To give students with disabilities access to curriculum in the general education classroom, an inclusion specialist develops accommodations and modifications. These accommodations and modifications can include working with teachers in adapting instructional methods and assignments, and training and supervising paraeducators in assisting students with disabilities. Specialists work with students, too, in using assistive technology to enable learning and increase independence.

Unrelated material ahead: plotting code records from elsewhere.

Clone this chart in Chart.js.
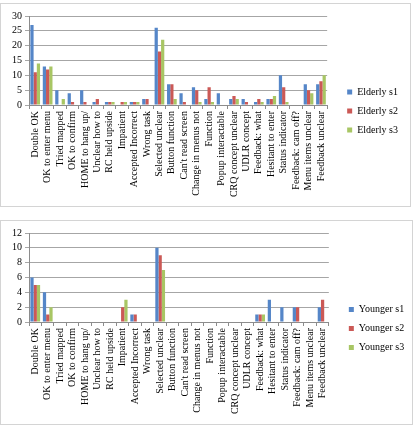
<!DOCTYPE html>
<html>
<head>
<meta charset="utf-8">
<script src="https://cdn.jsdelivr.net/npm/chart.js@4"></script>
<style>
body { margin: 0; background: #fff; }
.box { position: absolute; left: 0; box-sizing: border-box; border: 1px solid #d4d4d4; overflow: hidden; background: #fff; }
#box1 { top: 3px; width: 411px; height: 204px; }
#box2 { top: 220px; width: 413px; height: 205px; }
canvas { position: absolute; left: 0; top: 0; }
</style>
</head>
<body>
<div class="box" id="box1"><canvas id="elderly" width="409" height="202"></canvas></div>
<div class="box" id="box2"><canvas id="younger" width="411" height="203"></canvas></div>
<script>
// categories shared by both charts
const categories = [
    "Double OK", "OK to enter menu", "Tried mapped", "OK to confirm",
    "HOME to hang up/", "Unclear how to", "RC held upside", "Impatient",
    "Accepted Incorrect", "Wrong task", "Selected unclear", "Button function",
    "Can't read screen", "Change in menus not", "Function", "Popup interactable",
    "CRQ concept unclear", "UDLR concept", "Feedback: what", "Hesitant to enter",
    "Status indicator", "Feedback: cam off?", "Menu items unclear", "Feedback unclear"
];

const elderlyNames = ["Elderly s1", "Elderly s2", "Elderly s3"];
const elderlyS1 = [27, 13, 5, 4, 5, 1, 1, 0, 1, 2, 26, 7, 4, 6, 2, 4, 2, 2, 1, 2, 10, 0, 7, 7];
const elderlyS2 = [11, 12, 0, 1, 1, 2, 1, 1, 1, 2, 18, 7, 1, 5, 6, 0, 3, 1, 2, 2, 6, 0, 5, 8];
const elderlyS3 = [14, 13, 2, 0, 0, 0, 1, 1, 1, 0, 22, 2, 0, 1, 1, 0, 2, 0, 1, 3, 1, 0, 4, 10];

const youngerNames = ["Younger s1", "Younger s2", "Younger s3"];
const youngerS1 = [6, 4, 0, 0, 0, 0, 0, 0, 1, 0, 10, 0, 0, 0, 0, 0, 0, 0, 1, 3, 2, 2, 0, 2];
const youngerS2 = [5, 1, 0, 0, 0, 0, 0, 2, 1, 0, 9, 0, 0, 0, 0, 0, 0, 0, 1, 0, 0, 2, 0, 3];
const youngerS3 = [5, 2, 0, 0, 0, 0, 0, 3, 0, 0, 7, 0, 0, 0, 0, 0, 0, 0, 1, 0, 0, 0, 0, 0];

const elderlyTicks = { max: 30, step: 5 };
const youngerTicks = { max: 12, step: 2 };

const colors = ["#5586C8", "#CB5956", "#A8C664"];
const serif = "'Liberation Serif', 'DejaVu Serif', serif";

function makeChart(id, names, series, yTicks, labelBand) {
    const ctx = document.getElementById(id).getContext("2d");
    return new Chart(ctx, {
        type: 'bar',
        data: {
            labels: categories,
            datasets: series.map((vals, i) => ({
                label: names[i],
                data: vals,
                backgroundColor: colors[i],
                borderWidth: 0,
                categoryPercentage: 0.78,
                barPercentage: 1.0
            }))
        },
        options: {
            responsive: false,
            animation: false,
            layout: { padding: { top: 12, left: 8, right: 6, bottom: 0 } },
            plugins: {
                tooltip: { enabled: false },
                legend: {
                    position: 'right',
                    labels: {
                        boxWidth: 5,
                        boxHeight: 5,
                        padding: 9,
                        color: '#000',
                        font: { family: serif, size: 10 }
                    }
                }
            },
            scales: {
                x: {
                    grid: { drawOnChartArea: false, offset: true, tickLength: 4, color: '#8c8c8c' },
                    border: { color: '#8c8c8c' },
                    ticks: {
                        autoSkip: false, minRotation: 90, maxRotation: 90, padding: 2,
                        color: '#000', font: { family: serif, size: 10 }
                    },
                    // room for the long upright category names
                    afterFit: function(scale) { scale.height = labelBand; }
                },
                y: {
                    min: 0,
                    max: yTicks.max,
                    grid: { color: '#a6a6a6', tickLength: 4 },
                    border: { color: '#8c8c8c' },
                    ticks: {
                        stepSize: yTicks.step, autoSkip: false, padding: 3,
                        color: '#000', font: { family: serif, size: 10 }
                    }
                },
                // empty strip between plot and legend
                gap: {
                    position: 'right',
                    grid: { display: false },
                    border: { display: false },
                    ticks: { display: false },
                    afterFit: function(scale) { scale.width = 11; }
                }
            }
        }
    });
}

makeChart("elderly", elderlyNames, [elderlyS1, elderlyS2, elderlyS3], elderlyTicks, 101);
makeChart("younger", youngerNames, [youngerS1, youngerS2, youngerS3], youngerTicks, 102);
</script>
</body>
</html>
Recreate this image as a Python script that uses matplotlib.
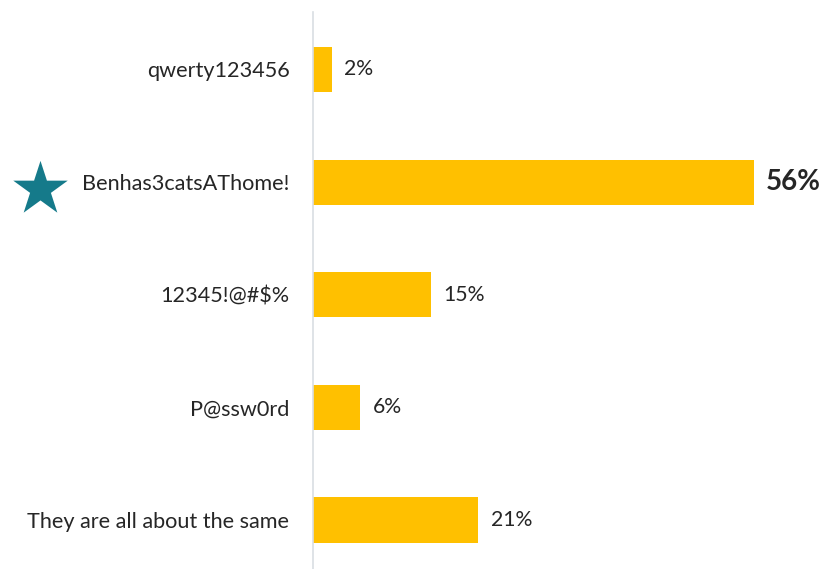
import matplotlib
matplotlib.use("Agg")
import matplotlib.pyplot as plt
from matplotlib.transforms import blended_transform_factory

# data
answers = ["qwerty123456", "Benhas3catsAThome!", "12345!@#$%", "P@ssw0rd",
           "They are all about the same"]
shares = [2.4, 56, 15, 6, 21]
share_labels = ["2%", "56%", "15%", "6%", "21%"]
best = 1  # the starred answer

plt.rcParams['font.family'] = ['Lato', 'DejaVu Sans']

fig = plt.figure(figsize=(8.23, 5.69), dpi=100)
ax = fig.add_axes([313 / 823, 0, 510 / 823, 557 / 569])

pos = list(range(len(answers)))
ax.barh(pos, shares, height=0.4, color="#FFC000")

for i, (v, lab) in enumerate(zip(shares, share_labels)):
    bold = i == best
    ax.annotate(lab, (v, i), xytext=(9, 0), textcoords="offset points",
                va="center", ha="left", color="#262626",
                fontsize=20 if bold else 15.3,
                fontweight="bold" if bold else "normal")

ax.set_yticks(pos)
ax.set_yticklabels(answers, fontsize=15.6, color="#262626")
ax.tick_params(axis="y", length=0, pad=17)
ax.set_xticks([])
ax.set_xlim(0, 64.8)
ax.set_ylim(4.435, -0.51)

for s in ["top", "right", "bottom"]:
    ax.spines[s].set_visible(False)
ax.spines["left"].set_color("#D9DEE3")
ax.spines["left"].set_linewidth(1.2)

# star next to the right answer
tr = blended_transform_factory(fig.transFigure, ax.transData)
ax.scatter([40 / 823], [best + 0.058], marker="*", s=1700, color="#157A8A",
           transform=tr, clip_on=False, linewidths=0)

fig.savefig("out.png", dpi=100)
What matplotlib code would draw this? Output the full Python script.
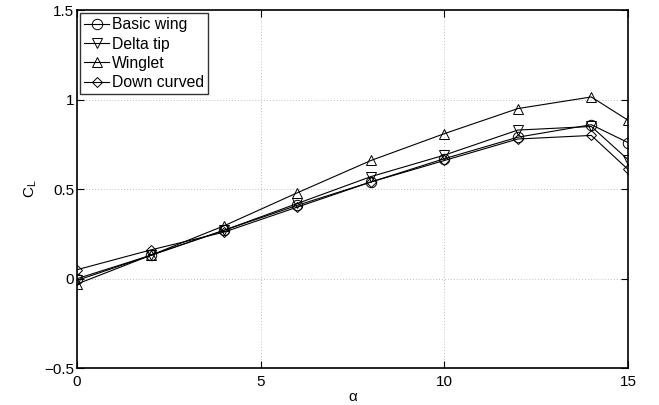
import numpy as np
import matplotlib
matplotlib.use("Agg")
import matplotlib.pyplot as plt
from matplotlib.ticker import FuncFormatter

plt.rcParams['font.family'] = ['Liberation Sans', 'DejaVu Sans']
plt.rcParams['mathtext.default'] = 'regular'

# angle of attack and lift coefficient per wing tip
alpha = [0, 2, 4, 6, 8, 10, 12, 14, 15]
basic_wing = [0.0, 0.13, 0.27, 0.41, 0.54, 0.67, 0.79, 0.86, 0.76]
delta_tip = [-0.01, 0.13, 0.27, 0.42, 0.57, 0.69, 0.83, 0.85, 0.665]
winglet = [-0.03, 0.13, 0.295, 0.48, 0.66, 0.81, 0.95, 1.015, 0.885]
down_curved = [0.05, 0.16, 0.26, 0.40, 0.54, 0.66, 0.78, 0.80, 0.61]

series = [("Basic wing", basic_wing, "o"),
          ("Delta tip", delta_tip, "v"),
          ("Winglet", winglet, "^"),
          ("Down curved", down_curved, "D")]

fig = plt.figure(figsize=(6.59, 4.05), dpi=100)
ax = fig.add_axes([0.117, 0.091, 0.836, 0.884])

for name, vals, m in series:
    ms = 5.5 if m == "D" else 7.5
    ax.plot(alpha, vals, color="black", lw=0.8, marker=m, ms=ms,
            mfc="none", mec="black", mew=0.7, label=name)

ax.set_xlim(0, 15)
ax.set_ylim(-0.5, 1.5)
ax.set_xticks([0, 5, 10, 15])
ax.set_yticks([-0.5, 0, 0.5, 1, 1.5])
fmt = FuncFormatter(lambda v, p: ("%g" % v).replace("-", "\u2212"))
ax.xaxis.set_major_formatter(fmt)
ax.yaxis.set_major_formatter(fmt)
ax.tick_params(direction="in", top=True, right=True, length=5, width=0.8,
               labelsize=11)
ax.tick_params(axis="x", pad=5)
ax.tick_params(axis="y", pad=2)
for s in ax.spines.values():
    s.set_linewidth(1.2)
ax.grid(True, color="#aaaaaa", linestyle=(0, (1, 2.5)), linewidth=0.6)

ax.set_xlabel("\u03b1", fontsize=11, labelpad=1)
ax.set_ylabel("C$_L$", fontsize=11)
ax.yaxis.set_label_coords(-0.07, 0.5)

leg = ax.legend(loc="upper left", fontsize=11.3, frameon=True, fancybox=False,
                edgecolor="black", handlelength=1.6, handletextpad=0.2,
                labelspacing=0.28, borderpad=0.25, borderaxespad=0.2)
leg.get_frame().set_linewidth(1.0)

fig.savefig("out.png", dpi=100)
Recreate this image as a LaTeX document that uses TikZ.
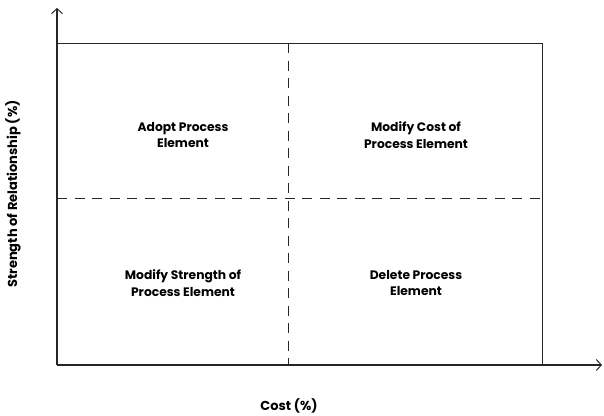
\documentclass[tikz,border=0pt]{standalone}
\usepackage{fontspec}
\setmainfont{Poppins}
\usetikzlibrary{arrows.meta}
\begin{document}
\begin{tikzpicture}[x=1pt,y=-1pt,
  lbl/.style={font=\fontsize{12.3}{16.5}\selectfont\bfseries, align=center, text=black},
  axlbl/.style={font=\fontsize{13}{16}\selectfont\bfseries, text=black},
  axis/.style={line width=1.2pt, draw=black!85, -{Straight Barb[length=5pt,width=11pt,line width=1pt]}},
  frame/.style={line width=1pt, draw=black!85},
  divider/.style={line width=1pt, draw=black!85, dash pattern=on 10pt off 7.5pt}]
\useasboundingbox (0,0) rectangle (604,415);
\coordinate (O) at (57,365);
\coordinate (Ytip) at (57,8);
\coordinate (Xtip) at (602,365);
\coordinate (TL) at (57,43);
\coordinate (BR) at (542,365);
\coordinate (Vt) at (288.5,43);
\coordinate (Vb) at (288.5,365);
\coordinate (Hl) at (57,198);
\coordinate (Hr) at (542,198);
\draw[frame] (TL) rectangle (BR);
\draw[divider] (Vt) -- (Vb);
\draw[divider] (Hl) -- (Hr);
\draw[axis] (O) -- (Ytip);
\draw[axis] (O) -- (Xtip);
\node[lbl] (adopt) at (183,135) {Adopt Process\\Element};
\node[lbl] (modcost) at (416,135) {Modify Cost of\\Process Element};
\node[lbl] (modstr) at (183,283) {Modify Strength of\\Process Element};
\node[lbl] (del) at (416,283) {Delete Process\\Element};
\node[axlbl] (xlab) at (289,406) {Cost (\%)};
\node[axlbl, rotate=90] (ylab) at (13,194) {Strength of Relationship (\%)};
\end{tikzpicture}
\end{document}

With the incidence of Autism Spectrum Disorders (ASD) on the rise, an inclusion specialist must have knowledge of the best practices, methods and techniques in supporting children with ASD in the general classroom. An inclusion specialist’s responsibilities include providing teacher training on autism and practices related to the full inclusion of students with developmental disabilities. They also collaborate with general education teachers to provide modifications and accommodations in instruction and assignments to students with ASD. Paraeducators are often trained and supervised by these specialists to give individual assistance to students on the autism spectrum. Specialists also work with teachers, paraeducators, and students to create and implement appropriate behavioral support plans. Finally, to help students with ASD develop and practice social skills, inclusion specialists facilitate interactions and encourage relationships between these students and their typical classmates.
An inclusion specialist regularly attends special education meetings and consults with other professionals to continuously implement the best inclusion practices for students with a range of disabilities. She fulfills many duties in assisting teachers, paraeducators, students with disabilities and their peers, and parents to ensure inclusion is successfully implemented in general education.